Ter Horst daarentegen verdenkt vooral de architect weleens van luiheid. “Velen hebben geen bouwkundige achtergrond en zijn primair esthetisch ingesteld.” Blans vult aan dat we misschien meer moeten gaan denken uit het principe van Total Cost of Ownership, of initiatieven vanuit de gebruiker, bijvoorbeeld Crowdfunding.
Vastgoed is bepalend
Van den Bosch meent dat opdrachtgevers te weinig kennis hebben. “Het is ook maar de vraag of een gebouw bij de transformatie een woonfunctie moet hebben.” Wagenmakers meent dat de transitie wel moet aansluiten bij de doelgroep en visie van de opdrachtgever. “Er wordt absoluut gedacht aan kwaliteit en ook de kennis is er. Steeds meer transformaties worden als turn key opgeleverd.“
Het vastgoed is uiteindelijk wel bepalend voor de transformatie en hoe deze wordt uitgevoerd, gaat Ter Horst verder. Vaak wordt er te lang gewacht voor een definitieve verkoop en dan moet er opeens snel geld worden opgehaald. Daar ligt natuurlijk wel een bedreiging in de markt.
De derde en laatste stelling is prikkelend bedoeld richting de bouwsector. ‘EPDM is de enige dakbedekking voor het platte dak met een bewezen levensduur van 50 jaar, niemand anders kan dit beweren’.
Te lange horizon voor opdrachtgever
“Een dak staat onder de invloed van zeer veel factoren, veel meer dan bij andere bouwproducten. Toch hebben veel opdrachtgevers meer geld over voor een m² goede vloerbedekking dan voor een duurzaam dak. Dat is toch vreemd?”, vraagt Ter Horst.

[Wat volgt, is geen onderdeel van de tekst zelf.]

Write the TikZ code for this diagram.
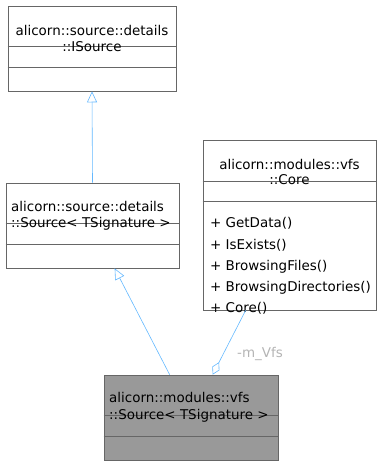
\documentclass[tikz,border=0pt]{standalone}
\usepackage{fontspec}
\setmainfont{DejaVu Sans}
\usetikzlibrary{arrows.meta}

\definecolor{edgeblue}{HTML}{63B8FF}
\definecolor{boxline}{HTML}{666666}
\definecolor{boxfill}{HTML}{999999}
\definecolor{labelgrey}{HTML}{B4B4B4}

\tikzset{
  classbox/.style={rectangle, draw=boxline, line width=0.7pt, inner sep=0pt},
  txt/.style={inner sep=0pt, font=\fontsize{13.45}{15}\selectfont},
  inherit/.style={draw=edgeblue, line width=0.6pt,
    -{Triangle[open, length=11pt, width=10pt, fill=white]}},
  aggr/.style={draw=edgeblue, line width=0.6pt,
    {Diamond[open, length=14pt, width=8pt, fill=white]}-}
}

\begin{document}
\begin{tikzpicture}[x=1pt,y=-1pt]
\useasboundingbox (0,0) rectangle (381,465);

% class boxes
\node[classbox, minimum width=168pt, minimum height=85pt] (isrc) at (92,48.5) {};
\node[classbox, minimum width=173pt, minimum height=85pt] (src) at (92.5,225.5) {};
\node[classbox, minimum width=173pt, minimum height=170pt] (core) at (289.5,225) {};
\node[classbox, fill=boxfill, minimum width=174pt, minimum height=85pt] (vsrc) at (191,417.5) {};

% compartments
\draw[boxline, line width=0.7pt] (isrc.west |- 0,46) -- (isrc.east |- 0,46);
\draw[boxline, line width=0.7pt] (isrc.west |- 0,67) -- (isrc.east |- 0,67);
\draw[boxline, line width=0.7pt] (src.west |- 0,223) -- (src.east |- 0,223);
\draw[boxline, line width=0.7pt] (src.west |- 0,244) -- (src.east |- 0,244);
\draw[boxline, line width=0.7pt] (core.west |- 0,181) -- (core.east |- 0,181);
\draw[boxline, line width=0.7pt] (core.west |- 0,201) -- (core.east |- 0,201);
\draw[boxline, line width=0.7pt] (vsrc.west |- 0,415) -- (vsrc.east |- 0,415);
\draw[boxline, line width=0.7pt] (vsrc.west |- 0,436) -- (vsrc.east |- 0,436);

% names
\node[txt, anchor=mid] (isrcA) at (92,32.7) {alicorn::source::details};
\node[txt, anchor=mid] (isrcB) at (92,48.5) {::ISource};
\node[txt, anchor=mid west] (srcA) at (11,208.3) {alicorn::source::details};
\node[txt, anchor=mid west] (srcB) at (11,225) {::Source< TSignature >};
\node[txt, anchor=mid] (coreA) at (289.5,166.7) {alicorn::modules::vfs};
\node[txt, anchor=mid] (coreB) at (289.5,182) {::Core};
\node[txt, anchor=mid west] (vsrcA) at (109,400) {alicorn::modules::vfs};
\node[txt, anchor=mid west] (vsrcB) at (109,416.7) {::Source< TSignature >};

% members of Core
\node[txt, anchor=mid west] (m1) at (210,225) {+ GetData()};
\node[txt, anchor=mid west] (m2) at (210,246.5) {+ IsExists()};
\node[txt, anchor=mid west] (m3) at (210,268) {+ BrowsingFiles()};
\node[txt, anchor=mid west] (m4) at (210,289) {+ BrowsingDirectories()};
\node[txt, anchor=mid west] (m5) at (210,310) {+ Core()};

% relations
\draw[inherit] (src.north) -- (isrc.south);
\draw[inherit] ([xshift=66pt]vsrc.north west) -- ([xshift=109pt]src.south west);
\draw[aggr] ([xshift=109pt]vsrc.north west) -- ([xshift=43pt]core.south west);
\node[txt, text=labelgrey, anchor=mid] (vfs) at (260,355) {-m\_Vfs};
\end{tikzpicture}
\end{document}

Elfrink: “Is het niet zo dat hier die horizon voor de opdrachtgever te lang is en dat deze niet verder wil kijken dan maximaal 25 jaar.” Ter Horst: “Dat klopt wel, maar als we kijken naar een traditioneel bitumineus dak dan moeten we daar wel naar 15-17 jaar onderhoud plegen. Minder levensduur betekent niet een besparing, maar juist een opstapeling van extra kosten.”
Van den Bosch deelt ook die mening en vult aan dat in de toekomst het opraken van de grondstoffen een bepalende rol gaan spelen. “Je zult wel moeten kiezen voor materialen met een langere levensduur. Die keuze moeten wij nu al maken.”